Handwriting experts contacted by the army and the Ministry of Justice who studied the bordereau came to conflicting conclusions. The most notorious analysis came from the anthropologist Alphonse Bertillon, who claimed that Dreyfus wrote it in a way that would make it look like a forgery of his own handwriting. Bertillon advanced this "self-forgery" theory at both the military trials and at the criminal libel trial of the novelist, Emile Zola, for his vitriolic public letter, J'accuse , which denounced the army for "one of the greatest iniquities of the century" in its handling of the case.
To Bertillon, the proof of "self-forgery" was scientific, incontestable and infallible ) in a word, geométrique . This proof included computations of the probabilities of selected coincidences between the lengths of certain words and letters in this document and the lengths of certain words and letters in correspondence taken from Dreyfus's home. Furthermore, from obscure lexicographical and graphological coincidences within the document itself, Bertillon divined that the letter contained coded information. For example, he stressed the presence of four coincidences out of the 26 initial and final letters of the 13 repeated polysyllabic words in the bordereau . He evaluated at .2 the probability of an isolated coincidence and calculated a probability of .2 4 = .0016 that four such coincidences would occur in normal writing. 16 Likewise, to establish that the letters had been traced over the word intérêt as it appeared in a letter in Dreyfus's brother's handwriting, Bertillon computed the "amazing" frequency with which certain letters in the bordereau appeared over the same letters of the word chain constructed by repeating intérêt a number of times, once a variety of complex and ad hoc adjustments had been made.
The Impact of Bertillon's Testimony
Bertillon's recondite analysis may have had some impact in the first courtmartial before the defense had the opportunity to examine his work carefully. The principal exponent of this view is the novelist, Armand Charpentier, who wrote that Dreyfus's counsel, two observers from the General Staff, and the prosecuting attorney "said afterwards that they understood nothing of Bertillon's testimony." As for the judges, Charpentier merely states that "one may think that it was the same," and he remarks that "in any event, they allowed themselves to be impressed by the scientific phraseology of the system."
Since the 1894 proceedings were closed to the public and were not transcribed, Charpentier's attributions seem somewhat speculative. Moreover, most accounts of the court-martial identify a dramatic announcement by a high-ranking intelligence official that an "honorable person" informed him that Dreyfus was a traitor as the event that swayed the previously doubtful tribunal.

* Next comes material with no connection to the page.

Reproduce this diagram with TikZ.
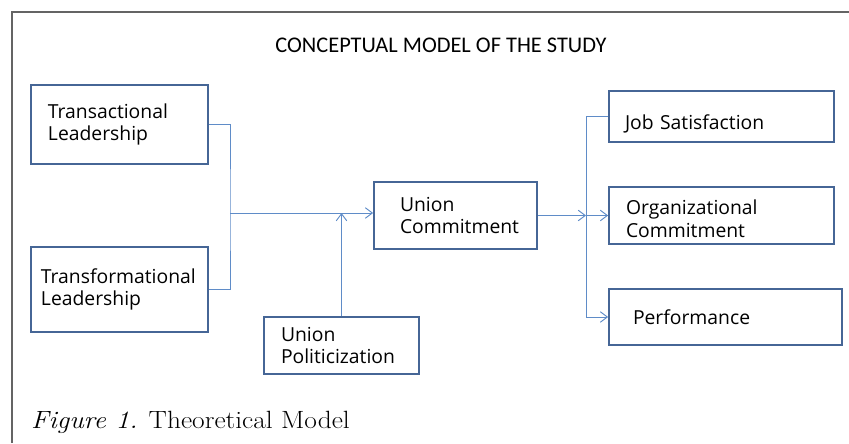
\documentclass[tikz,border=0pt]{standalone}
\usepackage{fontspec}
\usetikzlibrary{arrows.meta}
\newfontfamily\boxfont{Open Sans}
\newfontfamily\ttlfont{Carlito}
\definecolor{boxblue}{RGB}{70,102,150}
\definecolor{linkblue}{RGB}{95,140,200}
\definecolor{framegray}{RGB}{100,100,100}

\begin{document}
\begin{tikzpicture}[x=0.03cm, y=-0.03cm,
	blk/.style={draw=boxblue, line width=1.5pt, align=left, inner ysep=0pt, font=\boxfont\fontsize{16.5}{19}\selectfont},
	conn/.style={draw=linkblue, line width=0.8pt},
	arr/.style={-{Straight Barb[length=6pt, width=9pt]}}]
	\useasboundingbox (0, 0) rectangle (849, 443);
	% Frame and texts:
	\draw[framegray, line width=1.1pt] (12, 443) -- (12, 12) -- (849, 12);
	\node[font=\ttlfont\fontsize{19.1}{23}\selectfont](ttl) at (441, 45){CONCEPTUAL MODEL OF THE STUDY};
	\node[anchor=base west, inner sep=0pt, font=\fontsize{21.3}{25}\selectfont](cap) at (31, 428){\scalebox{1.1}[1]{\textit{Figure 1.} Theoretical Model}};
	% Boxes:
	\node[blk, minimum width=5.31cm, minimum height=2.37cm, inner xsep=0.51cm, text width=4.29cm](trsact) at (119.5, 124.5){Transactional\\Leadership};
	\node[blk, minimum width=5.31cm, minimum height=2.55cm, inner xsep=0.30cm, text width=4.71cm](trsform) at (119.5, 289.5){Transformational\\Leadership};
	\node[blk, minimum width=4.89cm, minimum height=2.01cm, inner xsep=0.78cm, text width=3.33cm](ucom) at (455.5, 215.5){Union\\Commitment};
	\node[blk, minimum width=4.65cm, minimum height=1.71cm, inner xsep=0.51cm, text width=3.63cm](upol) at (341.5, 345.5){Union\\Politicization};
	\node[blk, minimum width=6.75cm, minimum height=1.53cm, inner xsep=0.48cm, text width=5.79cm](job) at (721.5, 116.5){\raisebox{-0.22cm}[\height][\depth]{Job Satisfaction}};
	\node[blk, minimum width=6.75cm, minimum height=1.71cm, inner xsep=0.51cm, text width=5.73cm](org) at (721.5, 215.5){\raisebox{-0.1cm}[\height][\depth]{Organizational}\\\raisebox{-0.1cm}[\height][\depth]{Commitment}};
	\node[blk, minimum width=6.99cm, minimum height=1.68cm, inner xsep=0.72cm, text width=5.55cm](perf) at (725.5, 317){Performance};
	% Connectors:
	\coordinate (jn) at (230, 213);
	\coordinate (sp) at (586, 215.5);
	\draw[conn] (trsact.east) -| (jn) |- (trsform.east);
	\draw[conn, arr] (jn) -- (jn -| ucom.west);
	\draw[conn, arr] (upol.north) -- (upol.north |- jn);
	\draw[conn, arr] (ucom.east) -- (sp);
	\draw[conn] (job.west) -| (sp);
	\draw[conn, arr] (sp) -- (org.west);
	\draw[conn, arr] (sp) |- (perf.west);
\end{tikzpicture}
\end{document}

Although the actual impact of Bertillon's pseudo-science in the first courtmartial is difficult to gauge, in all the subsequent proceedings, other experts exposed Bertillon's "proofs" as vacuous. In the Rennes court-martial, for example, a letter provided by the world-renowned mathematician, Henri Poincaré, identified "colossal errors" in Bertillon's analysis and flatly declared that no unprejudiced person with a scientific education could possibly find any merit in it. In a meticulous report prepared at the request of the Cour de Cassation , Poincaré and two other distinguished scholars showed that the supposedly improbable coincidences said to confirm Dreyfus's authorship of the bordereau were of the type and frequency to be expected when one searches for any and all coincidences. For instance, the relevant probability for the four coincidences in the initial and final letters of the 13 polysyllabic words is not .0016. That figure is the probability of exactly four coincidences in four words. The probability of four or more out of 13 is approximately .7, indicating that such "coincidences" are common.
Thus, the Dreyfus case is a clear example of an early abuse of probability theory, but it is not a compelling example of judges or jurors beguiled and bemused by mathematics into convicting an innocent person. The courts-martial and related proceedings were so imbued with anti-Semitism, political machinations, and outright perjury, forgery and fabrications that the mathematical errors pale in significance. Bertillon's forensic forays were more often greeted with ridicule than respect. In the Zola trial, for instance, the reaction to Bertillon's testimony about the "infallible and transcendent method of graphology" was "laughter from the audience." It is not surprising, then, that most accounts do not identify the mathematical testimony as an important cause of the convictions. The opposite view that Professor Tribe injected into the legal literature and case law is based on an obvious misreading of one of these accounts.
Flimsy accusations, supported only by vague character evidence, fabricated hearsay, forged documents and pathological science, make the Dreyfus affair a fascinating chapter in legal history. But it is a poor example of the supposed power o f mathematics to paralyze critical thought and to insulate itself from effective refutation. If anything, the Dreyfus cases demonstrate that forensic abuses of applied probability can be detected and corrected.
This reconstruction of the events in Dreyfus does not mean that "probability evidence" is innocuous and should be routinely admitted. A single set of proceedings, conducted under the glare of publicity in a highly politicized atmosphere, could hardly support so sweeping a claim. But neither can the Dreyfus cases be relied on for the proposition that "probability evidence" is too mystifying to be admissible. The apparent consensus in the legal literature that the convictions are paradigmatic of the paralysis of "critical examination" induced by "mathematical evidence" is, on balance, inconsistent with the historical record. Whether the dangers of such evidence are any greater than those of more conventional modes of proof remains an important question for the law of evidence, but the resolution of this issue should no longer be influenced by a dubious reconstruction of the past.